No one wants the brown girl

In raising me, I realized Mama had attempted to break this cycle, but she couldn’t help but comment on my looks even when I was a child. I was either too payatot (thin) or tabachoy (chubby), and I don’t recall anyone stopping my relatives from making snide remarks about how I ate. In retrospect, it hurts that I cannot remember anyone telling little Cristina that she was beautiful. She was praised for being smart and funny, but not quite pretty.

I know Mama loved me deeply, but I could not quite escape the gaze of those who did not see me in the way she did: judgmental titas, telenovela dialogues, TV commercials, billboards, men.

My Catholic school taught us to embrace being kayumanggi, recalling the legend that says we are the race whom Bathala loved and baked “just right.” But our violent neo-colonial culture preferred the opposite. 

At around eight years old, I only colored my human drawings like white people, because Crayola labeled that crayon “flesh.” I avoided brown shades whenever I customized my game avatars for Gaia Online and Facebook. I preferred not being likened to Alex from Totally Spies or Dora the Explorer because they were “negritas”—and that didn’t attract boyfriends. 

It was aggravated by showbiz and the beauty industry, too. As a teenager, I was convinced that products could increase my likeability: glutathione, papaya soaps, tawas rubs, and whitening toners that scarred faces to pink. At 12, I tried every Michelle Phan YouTube tutorial, lathering my face with egg whites, rice water, tomatoes, and sugar. At 13, I ran to the mirror crying after watching a skin care commercial, because I could never be kutis-mayaman (or have a “wealthy” person’s skin). At 14, I sought after the Aztec clay mask, the Korean moisturizer, the Japanese cleanser, though I couldn’t afford it.

Mama wouldn’t buy it for me, either. Us brown girls scrubbed daily in desperation and disgust. This wasn’t pain. Not punishment. These products were, as marketed, a ritual of “self-love”. It was painfully exhausting.

Love in a different light

When the film Lady Bird came out the same year I lost Mama, I felt seen. I knew the ache of being similar yet unlike the mother you sought to escape, while still yearning for her love and approval.

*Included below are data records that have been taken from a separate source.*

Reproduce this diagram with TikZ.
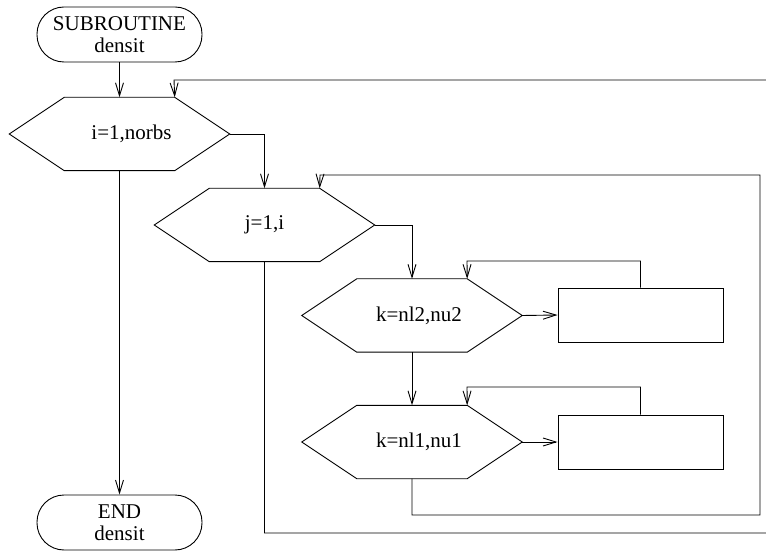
\documentclass[tikz,border=0pt]{standalone}
\usepackage{fontspec}
\setmainfont{Liberation Serif}
\usetikzlibrary{arrows.meta,calc}
\tikzset{
 conn/.style={draw, line width=0.9pt},
 arr/.style={conn, -{Straight Barb[length=13pt,width=8pt]}},
 term/.style={draw, line width=0.9pt, rounded corners=27pt, minimum width=165pt, minimum height=55pt, align=center, inner sep=0pt, font=\fontsize{21}{22}\selectfont},
 hexbox/.style={minimum width=220pt, minimum height=73pt, inner sep=0pt, font=\fontsize{21}{22}\selectfont},
 procbox/.style={draw, line width=0.9pt, minimum width=165pt, minimum height=54pt, inner sep=0pt},
}
\newcommand\hexoutline[1]{\draw[line width=0.9pt] (#1.west) -- ($(#1.north west)+(55,0)$) -- ($(#1.north east)+(-55,0)$) -- (#1.east) -- ($(#1.south east)+(-55,0)$) -- ($(#1.south west)+(55,0)$) -- cycle;}
\begin{document}
\begin{tikzpicture}[x=1pt,y=-1pt]
\useasboundingbox (0,0) rectangle (766,553);
\node[term] (sub) at (119.5,34.5) {SUBROUTINE\\densit};
\node[term] (end) at (119.5,522.5) {END\\densit};
\node[hexbox] (i) at (119.5,134) {\hspace*{24pt}i=1,norbs};
\node[hexbox] (j) at (264.5,225) {j=1,i};
\node[hexbox] (k2) at (412,315.5) {\hspace*{14pt}k=nl2,nu2};
\node[hexbox] (k1) at (412,442) {\hspace*{14pt}k=nl1,nu1};
\hexoutline{i}
\hexoutline{j}
\hexoutline{k2}
\hexoutline{k1}
\node[procbox] (b1) at (640.5,315) {};
\node[procbox] (b2) at (640.5,442) {};
\coordinate (itop) at ($(i.north east)+(-55,0)$);
\coordinate (jtop) at ($(j.north east)+(-55,0)$);
\coordinate (k2top) at ($(k2.north east)+(-55,0)$);
\coordinate (k1top) at ($(k1.north east)+(-55,0)$);
% connectors
\draw[arr] (sub.south) -- (i.north);
\draw[arr] (i.south) -- (end.north);
\draw[arr] (i.east) -| (j.north);
\draw[arr] (j.east) -| (k2.north);
\draw[arr] (k2.east) -- (b1.west);
\draw[arr] (k1.east) -- (b2.west);
\draw[arr] (k2.south) -- (k1.north);
\draw[arr] (b1.north) |- (467,261) -- (k2top);
\draw[arr] (b2.north) |- (467,387) -- (k1top);
\draw[arr] (k1.south) -- (412,515) -- (760,515) -- (760,175) -- (320,175) -- (jtop);
\draw[arr] (j.south) -- (264.5,533) -- (768,533) -- (768,80) -- (174,80) -- (itop);
\end{tikzpicture}
\end{document}
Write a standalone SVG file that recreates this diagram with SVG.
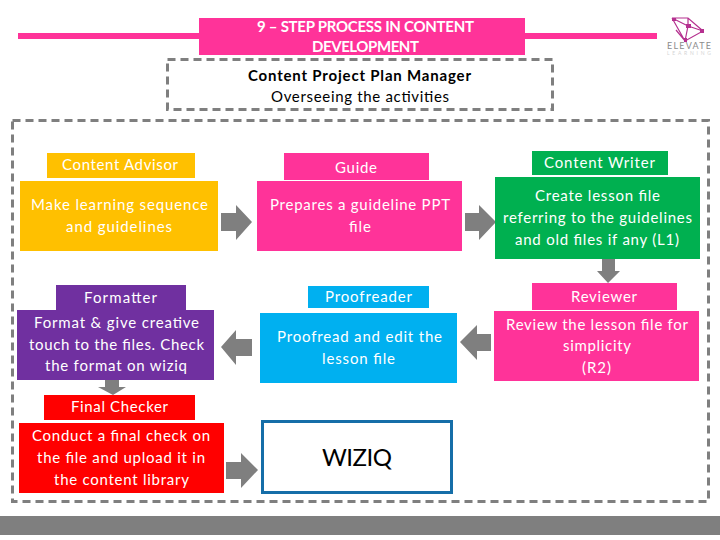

At 18, I still wanted to be like her, but deep down I knew—it was time to change. 

As I grew through university, I was made to realize that I am not alone in this, and there is a way through—together. Time after time, more voices entered my life—kinder, gentler, more curious. I made friends with women who held up new mirrors and revealed all the different colors, patterns, and shapes a human can hold. 

Our girlhood is truly special. In the golden hour, we love to photograph one another in our rawest moments. We praise each other’s beauty without making comments on size and skin. 

And in the dark, when our sadness begins to swell, we hold space for all that we are still grieving—like the wounded inner child who was taught she must change in order to be loved.

Living the questions

In the absence of my mother, I turned to these authentic friendships that show me deeper-than-skin truths such as the adage, “To be loved is to be changed.” They reflect a love that does not tell me to change but allows me to. And this generous allowance invites an honest questioning of me: Who are you? Who do you see when you truly look at, hear, and touch yourself? What would you like to become?

At its core, encouraging a Filipina to embrace herself is not a product-driven process, but a journey of care, connection, and community. At 25, this is something I myself am still learning. 

But at this age, I confess it is no longer my desire to grow up exactly like Mama—and yet, I will always see her face whenever I look at the mirror. I see her warm brown eyes, the corner of her smile, the way her hips moved when she danced, her gentle fingers, her sweet embrace. I hear her, and all the woman who came before—for whom I feel deep compassion.

Each one, in her own way, tried to change what they could. I wish they had recognized their own beauty, but now I am choosing to see theirs in mine. After all, I am still all the women who raised me.